Bisher galt Lemerre als unnahbar, als autoritär und gefühlskalt, beim Confed-Cup aber spielt Tunesiens Nationaltrainer den charmanten Plauderer. Wenn er redet, dauert jede einzelne Antwort länger als seine gesamte Pressekonferenz nach dem Gewinn der Afrikameisterschaft im vergangenen Jahr: Nach anderthalb Minuten stand Lemerre auf und ging. In Köln sitzt er am Tag vor dem Spiel gegen Deutschland vor den Journalisten und spricht ausdauernd über „la Mannschaft“. Er hält den Kopf ein wenig schräg und lächelt ganz beseelt: Lemerre leuchtet. Eine Frage nach Lukas Podolski nutzt er, um der Stadt Köln zum Aufstieg ihres FC zu gratulieren und allen Kölnern zu verkünden: „Die Tunesier sind mit euch.“

Sein neuer Ton mag auch daran liegen, dass Lemerre in Tunesien eine Wertschätzung genießt, die ihm seine Landsleute nur selten entgegen gebracht haben. Geliebt wurde er in seiner Heimat nie, obwohl er Frankreichs Fußballer im Sommer 2000 zum Gewinn der Europameisterschaft geführt hat.

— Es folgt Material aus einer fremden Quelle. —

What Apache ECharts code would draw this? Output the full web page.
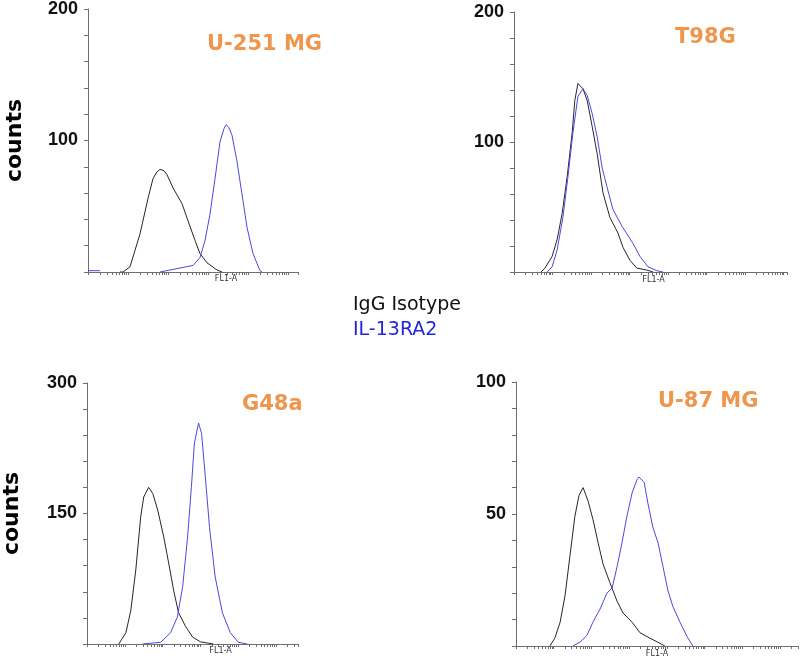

Zwei Jahre später allerdings schied das Team bei der WM als Titelverteidiger schon in der Vorrunde aus. Der Verband wollte Lemerre die Möglichkeit zum ehrenvollen Rücktritt geben, doch als er sich nach drei Wochen immer noch nicht gerührt hatte, traten die Funktionäre zusammen, um selbst zu handeln. Lemerre platzte schließlich in die Sitzung des Exekutivkomitees hinein und verlangte eine sofortige Entscheidung. Er müsse seinen Zug noch erreichen.

Mit Frankreich hat Lemerre abgeschlossen. „Ihr dürft mich alles fragen, nur nichts über Frankreich“, hat er einmal zu tunesischen Journalisten gesagt. „Ich wurde erst im Oktober 2002 geboren.“ Da übernahm er den Job als tunesischer Nationaltrainer, zwei Jahre später wurde die Mannschaft Afrikameister. „Wir haben viel von ihm gelernt“, sagt Stürmer dos Santos. Lemerre hat der Mannschaft ein stimmiges Konzept verpasst, das die eingeschränkten Möglichkeiten des kleinen Landes berücksichtigt. „Kleine Mannschaften müssen eine passende Organisation finden“, sagt Lemerre. „Sie müssen kleine Schritte machen und zustechen wie Moskitos.“ Wenn sein Konzept funktioniert, könnte es für die Deutschen heute sehr schmerzhaft werden.